Derrick Goold: Welcome to 'Camp Trust.' These 10 questions face Cardinals in pressurized spring.

Derrick Goold, St. Louis Post-Dispatch on

Published in Baseball

JUPITER, Fla. — It is common for spring training to develop a theme, sometimes suitable for T-shirts that fade by April and sometimes as simple as the sign ace Chris Carpenter once taped to his locker to answer daily questions about his recovery from injury with a timeless camp mantra: “Progressing nicely.”

And sometimes they’re even shorter. Last year, in those sunny moments before an overcast 91-loss season, officials broadcast the word “opportunity.” Not too long ago the Cardinals said spring training would be defined by “competition.” This year, the description already revealed itself through repetition.


“You’re going to hear it a whole lot,” manager Oliver Marmol said.

Calendar pages removed from last year’s failure, the Cardinals begin this year’s spring training Wednesday at the Roger Dean Stadium complex with the first official workout for pitchers and catchers on Valentine’s Day. Full-squad workouts begin Feb. 19. The first exhibition games are Feb. 24. The Cardinals are returning to the field following their first last-place finish in three decades, and they are charged with avoiding their first back-to-back losing seasons with a full schedule in nearly 70 years.

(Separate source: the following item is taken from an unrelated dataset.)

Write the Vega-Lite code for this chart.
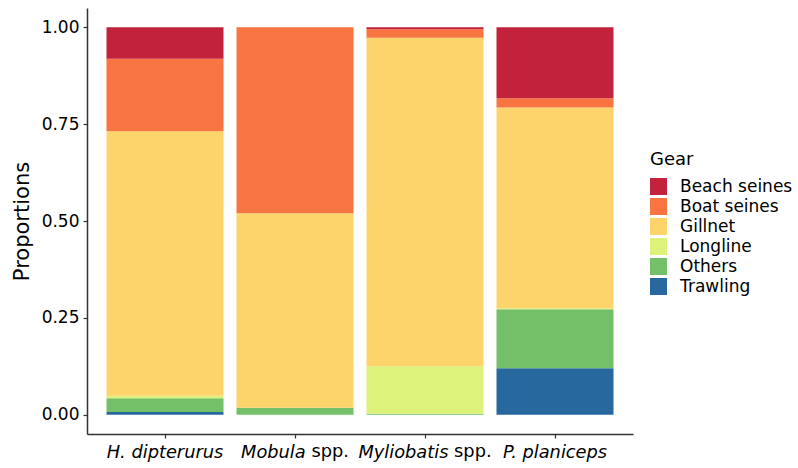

This spring, there’s more than pollen choking the air — there’s pressure.


As Marmol discussed offseason moves the Cardinals made and described spring training plans, he repeatedly used the word “trust.” He said it was important to populate the clubhouse with seasoned players who “trust” each other to pull in the same direction, with experienced players who can “trust” inevitable struggles will end. An expanded staff means players can “trust” they can get more time with coaches if wanted. Left unsaid is how ownership’s commitment to the front office and dugout leaders affirms its “trusts” this is the group to pilot the Cardinals back to their brand. They’re asking fans to trust them, too.

“It’s about getting that amount of buy-in from everybody (in the clubhouse),” Marmol said. “Do you really care about the St. Louis Cardinals and this team, or do you care about yourself? I’ve had plenty of time this offseason revolved around getting guys to buy in to one common vision and one common language and that’s trusting each other.”

The Cardinals expected to report to their complex in Jupiter, Florida, and see buildings leveled and a new, modern player development headquarters rising by 2025. That did not happen. Planned construction has been delayed by at least a year. But, out of sight, some demolition started. The Cardinals’ clubhouse was cleared, multiple officials described. Some walls were knocked down, gear removed, and lockers dismantled, maybe even some frustrations vented on them.

When it became clear the Cardinals would use the same old building this spring and return to that room, the clubhouse had to be rebuilt.